**Exercise directions:** Exactly repeat the material, dropping every picture from the copy.

**Data excerpt:**
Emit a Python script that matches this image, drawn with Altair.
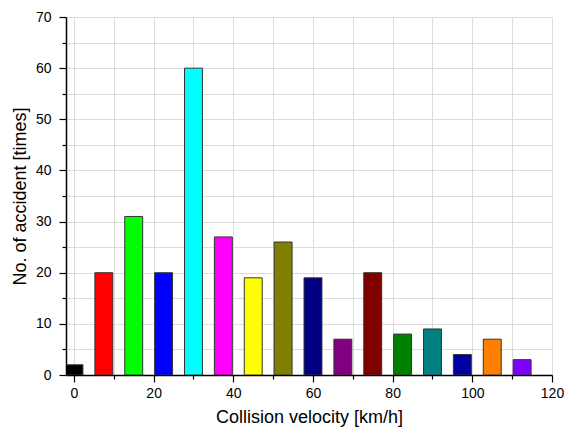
import altair as alt
import pandas as pd

speeds = [0, 7.5, 15, 22.5, 30, 37.5, 45, 52.5, 60, 67.5, 75, 82.5, 90, 97.5, 105, 112.5]
counts = [2, 20, 31, 20, 60, 27, 19, 26, 19, 7, 20, 8, 9, 4, 7, 3]
colors = ["#000000", "#FF0000", "#00FF00", "#0000FF", "#00FFFF", "#FF00FF", "#FFFF00",
          "#808000", "#000080", "#800080", "#800000", "#008000", "#008080", "#0000A0",
          "#FF8000", "#8000FF"]
half_width = 2.25

df = pd.DataFrame({"speed": speeds, "count": counts, "color": colors})
df["x0"] = df["speed"] - half_width
df["x1"] = df["speed"] + half_width

FONT = "Liberation Sans"

x_axis = alt.Axis(
    values=list(range(0, 130, 10)),
    labelExpr="datum.value % 20 === 0 ? datum.label : ''",
    tickSize={"condition": {"test": "datum.value % 20 === 0", "value": 7}, "value": 4},
    gridOpacity={"condition": {"test": "datum.value >= 120", "value": 0}, "value": 1},
    title="Collision velocity [km/h]",
    grid=True, gridColor="#dcdcdc", gridWidth=1,
    domainColor="#000000", domainWidth=1.5,
    tickColor="#000000", tickWidth=1.2,
    labelFont=FONT, labelFontSize=14, labelColor="#000000", labelPadding=4,
    titleFont=FONT, titleFontSize=18, titleFontWeight="normal", titleColor="#000000",
    titlePadding=8, labelFlush=False,
)
y_axis = alt.Axis(
    values=list(range(0, 75, 5)),
    labelExpr="datum.value % 10 === 0 ? datum.label : ''",
    tickSize={"condition": {"test": "datum.value % 10 === 0", "value": 7}, "value": 4},
    gridOpacity={"condition": {"test": "datum.value >= 70", "value": 0}, "value": 1},
    title="No. of accident [times]",
    grid=True, gridColor="#dcdcdc", gridWidth=1,
    domainColor="#000000", domainWidth=1.5,
    tickColor="#000000", tickWidth=1.2,
    labelFont=FONT, labelFontSize=14, labelColor="#000000", labelPadding=8,
    titleFont=FONT, titleFontSize=18, titleFontWeight="normal", titleColor="#000000",
    titlePadding=6, labelFlush=False,
)

chart = alt.Chart(df).mark_bar(stroke="#333333", strokeWidth=1, clip=True).encode(
    x=alt.X("x0:Q", scale=alt.Scale(domain=[-2, 120], nice=False, zero=False), axis=x_axis),
    x2="x1:Q",
    y=alt.Y("count:Q", scale=alt.Scale(domain=[0, 70], nice=False), axis=y_axis),
    y2=alt.datum(0),
    color=alt.Color("color:N", scale=None),
).properties(
    width=486, height=358,
    autosize=alt.AutoSizeParams(type="none"),
    padding={"left": 58, "top": 9, "right": 12, "bottom": 53},
).configure_view(stroke=None).configure(background="white")

chart.save("out.html", embed_options={"renderer": "svg", "actions": False})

**Result:**
Emit a Python script that matches this image, drawn with Altair.
import altair as alt
import pandas as pd

speeds = [0, 7.5, 15, 22.5, 30, 37.5, 45, 52.5, 60, 67.5, 75, 82.5, 90, 97.5, 105, 112.5]
counts = [2, 20, 31, 20, 60, 27, 19, 26, 19, 7, 20, 8, 9, 4, 7, 3]
colors = ["#000000", "#FF0000", "#00FF00", "#0000FF", "#00FFFF", "#FF00FF", "#FFFF00",
          "#808000", "#000080", "#800080", "#800000", "#008000", "#008080", "#0000A0",
          "#FF8000", "#8000FF"]
half_width = 2.25

df = pd.DataFrame({"speed": speeds, "count": counts, "color": colors})
df["x0"] = df["speed"] - half_width
df["x1"] = df["speed"] + half_width

FONT = "Liberation Sans"

x_axis = alt.Axis(
    values=list(range(0, 130, 10)),
    labelExpr="datum.value % 20 === 0 ? datum.label : ''",
    tickSize={"condition": {"test": "datum.value % 20 === 0", "value": 7}, "value": 4},
    gridOpacity={"condition": {"test": "datum.value >= 120", "value": 0}, "value": 1},
    title="Collision velocity [km/h]",
    grid=True, gridColor="#dcdcdc", gridWidth=1,
    domainColor="#000000", domainWidth=1.5,
    tickColor="#000000", tickWidth=1.2,
    labelFont=FONT, labelFontSize=14, labelColor="#000000", labelPadding=4,
    titleFont=FONT, titleFontSize=18, titleFontWeight="normal", titleColor="#000000",
    titlePadding=8, labelFlush=False,
)
y_axis = alt.Axis(
    values=list(range(0, 75, 5)),
    labelExpr="datum.value % 10 === 0 ? datum.label : ''",
    tickSize={"condition": {"test": "datum.value % 10 === 0", "value": 7}, "value": 4},
    gridOpacity={"condition": {"test": "datum.value >= 70", "value": 0}, "value": 1},
    title="No. of accident [times]",
    grid=True, gridColor="#dcdcdc", gridWidth=1,
    domainColor="#000000", domainWidth=1.5,
    tickColor="#000000", tickWidth=1.2,
    labelFont=FONT, labelFontSize=14, labelColor="#000000", labelPadding=8,
    titleFont=FONT, titleFontSize=18, titleFontWeight="normal", titleColor="#000000",
    titlePadding=6, labelFlush=False,
)

chart = alt.Chart(df).mark_bar(stroke="#333333", strokeWidth=1, clip=True).encode(
    x=alt.X("x0:Q", scale=alt.Scale(domain=[-2, 120], nice=False, zero=False), axis=x_axis),
    x2="x1:Q",
    y=alt.Y("count:Q", scale=alt.Scale(domain=[0, 70], nice=False), axis=y_axis),
    y2=alt.datum(0),
    color=alt.Color("color:N", scale=None),
).properties(
    width=486, height=358,
    autosize=alt.AutoSizeParams(type="none"),
    padding={"left": 58, "top": 9, "right": 12, "bottom": 53},
).configure_view(stroke=None).configure(background="white")

chart.save("out.html", embed_options={"renderer": "svg", "actions": False})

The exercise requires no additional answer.